C’est un peu tous ces éléments combinés qui font le charme de Thy Mighty Contract, qui, s’il recèle d’excellent moments, a également ses petites scories. Mais rien de bien méchant, car ces huit compositions sont tout autant des appels à des voyages vers d’autres contrées et d’autres dimensions, avec cette ambiance assez chaude et pour le moins maléfique. Il n’y a certes rien de bien original dans tout ceci, si ce n’est huit compositions bien ficelées, faites et enregistrées avec les moyens du bord, mais qui gardent autant leur pertinence encore aujourd’hui. Et puis, ce ne sont pas les Cult of Eibon, Ithaqua, Caedes Cruenta et autres Celestial Rite et Synteleia qui viendront me rétorquer ceci, pour ne citer que quelques jeunes pousses qui ont décidé de rendre hommage à cette période. En fait, le seul défaut que je puis trouver à Thy Mighty Contract c’est qu’il est le prédécesseur de Non Serviam, où la formule sera encore plus élaborée qu’ici.
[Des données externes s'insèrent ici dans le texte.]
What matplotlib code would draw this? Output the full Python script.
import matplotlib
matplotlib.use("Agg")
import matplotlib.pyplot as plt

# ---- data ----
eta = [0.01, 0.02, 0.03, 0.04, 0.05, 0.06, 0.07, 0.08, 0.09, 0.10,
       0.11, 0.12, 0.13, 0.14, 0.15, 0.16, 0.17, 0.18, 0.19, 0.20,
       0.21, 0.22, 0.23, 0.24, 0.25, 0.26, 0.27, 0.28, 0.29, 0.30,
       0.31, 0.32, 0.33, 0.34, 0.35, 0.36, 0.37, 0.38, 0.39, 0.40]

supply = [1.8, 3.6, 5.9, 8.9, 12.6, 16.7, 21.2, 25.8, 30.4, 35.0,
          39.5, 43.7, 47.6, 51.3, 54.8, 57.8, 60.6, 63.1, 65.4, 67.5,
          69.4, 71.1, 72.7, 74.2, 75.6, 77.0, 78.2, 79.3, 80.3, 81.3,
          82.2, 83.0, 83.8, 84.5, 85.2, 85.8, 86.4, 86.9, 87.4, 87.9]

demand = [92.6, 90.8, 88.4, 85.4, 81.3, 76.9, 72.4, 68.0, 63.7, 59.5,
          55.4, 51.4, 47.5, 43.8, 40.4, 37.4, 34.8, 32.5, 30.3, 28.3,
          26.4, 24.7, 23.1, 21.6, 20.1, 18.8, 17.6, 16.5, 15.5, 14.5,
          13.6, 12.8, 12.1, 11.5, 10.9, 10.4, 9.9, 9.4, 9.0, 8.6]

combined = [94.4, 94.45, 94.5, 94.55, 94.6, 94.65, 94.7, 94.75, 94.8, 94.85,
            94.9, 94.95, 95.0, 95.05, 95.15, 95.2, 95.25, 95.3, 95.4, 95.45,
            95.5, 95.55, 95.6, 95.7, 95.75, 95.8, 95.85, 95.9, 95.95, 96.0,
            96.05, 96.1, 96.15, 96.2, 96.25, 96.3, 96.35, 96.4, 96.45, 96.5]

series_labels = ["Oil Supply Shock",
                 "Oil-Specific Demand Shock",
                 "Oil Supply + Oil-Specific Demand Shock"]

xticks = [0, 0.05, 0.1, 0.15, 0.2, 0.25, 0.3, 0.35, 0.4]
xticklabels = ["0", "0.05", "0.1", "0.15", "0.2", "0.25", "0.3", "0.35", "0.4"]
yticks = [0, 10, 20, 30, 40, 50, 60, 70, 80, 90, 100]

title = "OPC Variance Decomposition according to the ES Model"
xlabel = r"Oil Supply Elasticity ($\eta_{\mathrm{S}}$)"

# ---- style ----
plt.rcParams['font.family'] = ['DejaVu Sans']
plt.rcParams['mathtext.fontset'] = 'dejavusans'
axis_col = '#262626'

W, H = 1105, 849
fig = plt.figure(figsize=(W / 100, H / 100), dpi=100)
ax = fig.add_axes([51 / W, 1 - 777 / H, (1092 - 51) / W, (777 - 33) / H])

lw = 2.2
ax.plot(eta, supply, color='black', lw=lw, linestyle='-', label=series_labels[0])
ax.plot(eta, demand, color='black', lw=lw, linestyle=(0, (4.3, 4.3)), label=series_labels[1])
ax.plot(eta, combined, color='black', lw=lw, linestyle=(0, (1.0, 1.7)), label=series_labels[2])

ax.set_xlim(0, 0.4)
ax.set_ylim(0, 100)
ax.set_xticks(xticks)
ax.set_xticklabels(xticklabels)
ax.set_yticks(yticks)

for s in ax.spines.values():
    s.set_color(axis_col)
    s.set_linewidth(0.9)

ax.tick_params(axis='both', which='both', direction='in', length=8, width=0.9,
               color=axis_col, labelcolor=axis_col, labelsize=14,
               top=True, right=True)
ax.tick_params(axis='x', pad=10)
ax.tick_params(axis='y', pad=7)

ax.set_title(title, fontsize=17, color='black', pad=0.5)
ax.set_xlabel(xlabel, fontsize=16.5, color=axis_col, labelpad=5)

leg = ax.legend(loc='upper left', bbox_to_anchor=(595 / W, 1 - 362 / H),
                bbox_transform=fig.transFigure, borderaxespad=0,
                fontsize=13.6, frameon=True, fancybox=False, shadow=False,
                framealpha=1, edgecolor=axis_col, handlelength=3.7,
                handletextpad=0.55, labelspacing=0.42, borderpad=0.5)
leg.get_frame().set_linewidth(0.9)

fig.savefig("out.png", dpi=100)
Évidemment qu’il s’agit là d’un album charnière pour toute une scène, un classique du genre, aussi bien si on le replace dans le contexte, que si l’on se réfère à l’empreinte qu’il a laissé sur bon nombre de musiciens, mais je pense qu’il faut surtout retenir de Thy Mighty Contract qu’il est un excellent album d’un groupe qui allait en produire beaucoup d’autres et que ses qualités n’ont de cesse de se révéler au fil des écoutes et au fil des ans.